# Provided records:
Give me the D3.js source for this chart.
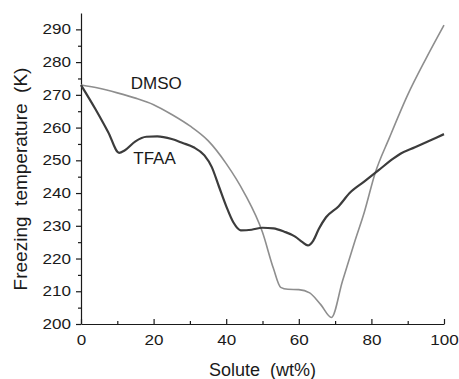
<!DOCTYPE html>
<html>
<head>
<meta charset="utf-8">
<script src="https://cdn.jsdelivr.net/npm/d3@7"></script>
<style>
	body { margin: 0; background: #fff; }
	text { font-family: "Liberation Sans", Arial, sans-serif; fill: #1a1a1a; }
</style>
</head>
<body>
<figure id="freezing" style="margin:0"></figure>
<script>
// solute content (wt%) and freezing temperature (K)
var dmsoX = [ 0, 5, 10, 15, 20, 25, 30, 35, 40, 45, 50, 53, 55, 57, 60, 63, 66, 69, 72, 75.5, 78, 81, 85, 90, 95, 100 ];
var dmsoT = [ 273, 272, 270.6, 269, 267, 264, 260.5, 256, 249, 240, 228, 217, 211.2, 210.6, 210.5, 209.5, 206, 202, 213, 225.5, 234, 246, 257, 270, 281, 291.3 ];

var tfaaX = [ 0, 4, 7.5, 10.5, 12, 15, 18, 21, 25, 28, 31, 34, 36, 38, 40, 42, 44, 47, 50, 53, 56, 59, 61, 62.5, 64, 65.5, 67.5, 71, 74, 78, 82, 86, 88, 92, 96, 100 ];
var tfaaT = [ 273, 265.6, 258.6, 252.3, 253, 255.8, 257.2, 257.3, 256.5, 255.3, 254, 251.5, 248, 242, 236, 231, 228.6, 228.8, 229.4, 229.2, 228.2, 226.7, 225, 224, 225.5, 229, 232.6, 236, 240, 243.5, 247, 250.5, 252, 254, 256, 258 ];

var xTicks = [ 0, 20, 40, 60, 80, 100 ];
var yTicks = [ 200, 210, 220, 230, 240, 250, 260, 270, 280, 290 ];

var dimensions = {
	width: 459,
	height: 379,
	margin: { top: 13, right: 15, bottom: 55, left: 81 }
};
dimensions.boundedWidth = dimensions.width - dimensions.margin.left - dimensions.margin.right;
dimensions.boundedHeight = dimensions.height - dimensions.margin.top - dimensions.margin.bottom;

// tick labels in the picture are a bit wider than plain Arial
var stretch = 1.22;

var svg = d3.select( "figure#freezing" )
	.append( "svg" )
	.attr( "width", dimensions.width )
	.attr( "height", dimensions.height )
	.append( "g" )
	.attr( "transform", `translate(${dimensions.margin.left},${dimensions.margin.top})` );

var xScale = d3.scaleLinear()
	.domain( [ 0, 100 ] )
	.range( [ 0, dimensions.boundedWidth ] );

var yScale = d3.scaleLinear()
	.domain( [ 200, 295 ] )
	.range( [ dimensions.boundedHeight, 0 ] );

// minor ticks first, no labels
svg.append( "g" )
	.attr( "transform", `translate(0, ${dimensions.boundedHeight})` )
	.call( d3.axisBottom( xScale ).tickValues( d3.range( 10, 100, 20 ) ).tickSize( -3 ).tickFormat( "" ) )
	.call( g => g.select( ".domain" ).remove() );

svg.append( "g" )
	.call( d3.axisLeft( yScale ).tickValues( d3.range( 205, 295, 10 ) ).tickSize( 3 ).tickFormat( "" ) )
	.call( g => g.select( ".domain" ).remove() );

// x ticks point inward, y ticks point outward
var xAxis = svg.append( "g" )
	.attr( "transform", `translate(0, ${dimensions.boundedHeight})` )
	.call( d3.axisBottom( xScale ).tickValues( xTicks ).tickSize( -5 ).tickPadding( 11 ).tickSizeOuter( 0 ) );

var yAxis = svg.append( "g" )
	.call( d3.axisLeft( yScale ).tickValues( yTicks ).tickSize( 5 ).tickPadding( 5 ).tickSizeOuter( 0 ) );

svg.selectAll( ".tick line, .domain" )
	.attr( "stroke", "#1a1a1a" )
	.attr( "stroke-width", 1.2 );

svg.selectAll( ".tick text" )
	.attr( "font-size", 14 )
	.style( "font-family", "'Liberation Sans', Arial, sans-serif" )
	.attr( "fill", "#1a1a1a" )
	.attr( "transform", `scale(${stretch},1)` );

yAxis.selectAll( ".tick text" )
	.attr( "x", -10 / stretch );

// the curves
var line = d3.line()
	.x( d => xScale( d[ 0 ] ) )
	.y( d => yScale( d[ 1 ] ) )
	.curve( d3.curveMonotoneX );

svg.append( "path" )
	.datum( d3.zip( dmsoX, dmsoT ) )
	.attr( "d", line )
	.attr( "fill", "none" )
	.attr( "stroke", "#8e8e8e" )
	.attr( "stroke-width", 1.6 );

svg.append( "path" )
	.datum( d3.zip( tfaaX, tfaaT ) )
	.attr( "d", line )
	.attr( "fill", "none" )
	.attr( "stroke", "#3c3c3c" )
	.attr( "stroke-width", 2.2 );

// curve labels
svg.append( "text" )
	.attr( "x", xScale( 13.7 ) )
	.attr( "y", yScale( 271.7 ) )
	.attr( "font-size", 17 )
	.text( "DMSO" );

svg.append( "text" )
	.attr( "x", xScale( 14.4 ) )
	.attr( "y", yScale( 248.8 ) )
	.attr( "font-size", 17 )
	.text( "TFAA" );

// axis titles
svg.append( "text" )
	.attr( "x", dimensions.boundedWidth / 2 )
	.attr( "y", dimensions.boundedHeight + 52 )
	.attr( "text-anchor", "middle" )
	.attr( "font-size", 18 )
	.attr( "xml:space", "preserve" )
	.text( "Solute  (wt%)" );

svg.append( "text" )
	.attr( "transform", `translate(-54.5, ${yScale( 244.3 )}) rotate(-90)` )
	.attr( "text-anchor", "middle" )
	.attr( "font-size", 19 )
	.attr( "xml:space", "preserve" )
	.text( "Freezing  temperature  (K)" );
</script>
</body>
</html>
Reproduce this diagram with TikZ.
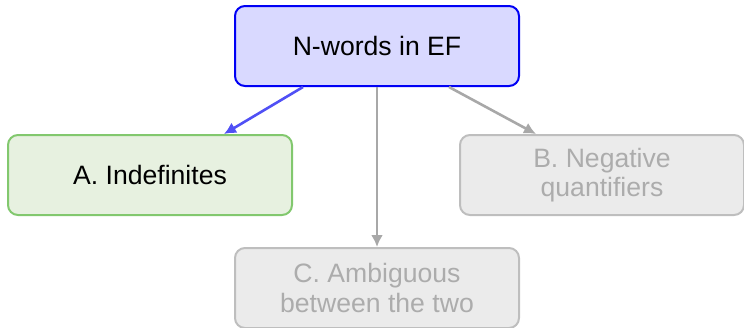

# What the exercise asks:
Go through the listing above and write it out again exactly, dropping the pictures.

# Expected output:
Give me the D3.js source for this chart.
<!DOCTYPE html>
<html>
<head>
<meta charset="utf-8">
<script src="https://cdn.jsdelivr.net/npm/d3@7"></script>
<style>
	body { margin: 0; background: #fff; }
	text { font-family: "Liberation Sans", Arial, sans-serif; fill: #1a1a1a; }
</style>
</head>
<body>
<figure id="freezing" style="margin:0"></figure>
<script>
// solute content (wt%) and freezing temperature (K)
var dmsoX = [ 0, 5, 10, 15, 20, 25, 30, 35, 40, 45, 50, 53, 55, 57, 60, 63, 66, 69, 72, 75.5, 78, 81, 85, 90, 95, 100 ];
var dmsoT = [ 273, 272, 270.6, 269, 267, 264, 260.5, 256, 249, 240, 228, 217, 211.2, 210.6, 210.5, 209.5, 206, 202, 213, 225.5, 234, 246, 257, 270, 281, 291.3 ];

var tfaaX = [ 0, 4, 7.5, 10.5, 12, 15, 18, 21, 25, 28, 31, 34, 36, 38, 40, 42, 44, 47, 50, 53, 56, 59, 61, 62.5, 64, 65.5, 67.5, 71, 74, 78, 82, 86, 88, 92, 96, 100 ];
var tfaaT = [ 273, 265.6, 258.6, 252.3, 253, 255.8, 257.2, 257.3, 256.5, 255.3, 254, 251.5, 248, 242, 236, 231, 228.6, 228.8, 229.4, 229.2, 228.2, 226.7, 225, 224, 225.5, 229, 232.6, 236, 240, 243.5, 247, 250.5, 252, 254, 256, 258 ];

var xTicks = [ 0, 20, 40, 60, 80, 100 ];
var yTicks = [ 200, 210, 220, 230, 240, 250, 260, 270, 280, 290 ];

var dimensions = {
	width: 459,
	height: 379,
	margin: { top: 13, right: 15, bottom: 55, left: 81 }
};
dimensions.boundedWidth = dimensions.width - dimensions.margin.left - dimensions.margin.right;
dimensions.boundedHeight = dimensions.height - dimensions.margin.top - dimensions.margin.bottom;

// tick labels in the picture are a bit wider than plain Arial
var stretch = 1.22;

var svg = d3.select( "figure#freezing" )
	.append( "svg" )
	.attr( "width", dimensions.width )
	.attr( "height", dimensions.height )
	.append( "g" )
	.attr( "transform", `translate(${dimensions.margin.left},${dimensions.margin.top})` );

var xScale = d3.scaleLinear()
	.domain( [ 0, 100 ] )
	.range( [ 0, dimensions.boundedWidth ] );

var yScale = d3.scaleLinear()
	.domain( [ 200, 295 ] )
	.range( [ dimensions.boundedHeight, 0 ] );

// minor ticks first, no labels
svg.append( "g" )
	.attr( "transform", `translate(0, ${dimensions.boundedHeight})` )
	.call( d3.axisBottom( xScale ).tickValues( d3.range( 10, 100, 20 ) ).tickSize( -3 ).tickFormat( "" ) )
	.call( g => g.select( ".domain" ).remove() );

svg.append( "g" )
	.call( d3.axisLeft( yScale ).tickValues( d3.range( 205, 295, 10 ) ).tickSize( 3 ).tickFormat( "" ) )
	.call( g => g.select( ".domain" ).remove() );

// x ticks point inward, y ticks point outward
var xAxis = svg.append( "g" )
	.attr( "transform", `translate(0, ${dimensions.boundedHeight})` )
	.call( d3.axisBottom( xScale ).tickValues( xTicks ).tickSize( -5 ).tickPadding( 11 ).tickSizeOuter( 0 ) );

var yAxis = svg.append( "g" )
	.call( d3.axisLeft( yScale ).tickValues( yTicks ).tickSize( 5 ).tickPadding( 5 ).tickSizeOuter( 0 ) );

svg.selectAll( ".tick line, .domain" )
	.attr( "stroke", "#1a1a1a" )
	.attr( "stroke-width", 1.2 );

svg.selectAll( ".tick text" )
	.attr( "font-size", 14 )
	.style( "font-family", "'Liberation Sans', Arial, sans-serif" )
	.attr( "fill", "#1a1a1a" )
	.attr( "transform", `scale(${stretch},1)` );

yAxis.selectAll( ".tick text" )
	.attr( "x", -10 / stretch );

// the curves
var line = d3.line()
	.x( d => xScale( d[ 0 ] ) )
	.y( d => yScale( d[ 1 ] ) )
	.curve( d3.curveMonotoneX );

svg.append( "path" )
	.datum( d3.zip( dmsoX, dmsoT ) )
	.attr( "d", line )
	.attr( "fill", "none" )
	.attr( "stroke", "#8e8e8e" )
	.attr( "stroke-width", 1.6 );

svg.append( "path" )
	.datum( d3.zip( tfaaX, tfaaT ) )
	.attr( "d", line )
	.attr( "fill", "none" )
	.attr( "stroke", "#3c3c3c" )
	.attr( "stroke-width", 2.2 );

// curve labels
svg.append( "text" )
	.attr( "x", xScale( 13.7 ) )
	.attr( "y", yScale( 271.7 ) )
	.attr( "font-size", 17 )
	.text( "DMSO" );

svg.append( "text" )
	.attr( "x", xScale( 14.4 ) )
	.attr( "y", yScale( 248.8 ) )
	.attr( "font-size", 17 )
	.text( "TFAA" );

// axis titles
svg.append( "text" )
	.attr( "x", dimensions.boundedWidth / 2 )
	.attr( "y", dimensions.boundedHeight + 52 )
	.attr( "text-anchor", "middle" )
	.attr( "font-size", 18 )
	.attr( "xml:space", "preserve" )
	.text( "Solute  (wt%)" );

svg.append( "text" )
	.attr( "transform", `translate(-54.5, ${yScale( 244.3 )}) rotate(-90)` )
	.attr( "text-anchor", "middle" )
	.attr( "font-size", 19 )
	.attr( "xml:space", "preserve" )
	.text( "Freezing  temperature  (K)" );
</script>
</body>
</html>
Reproduce this diagram with TikZ.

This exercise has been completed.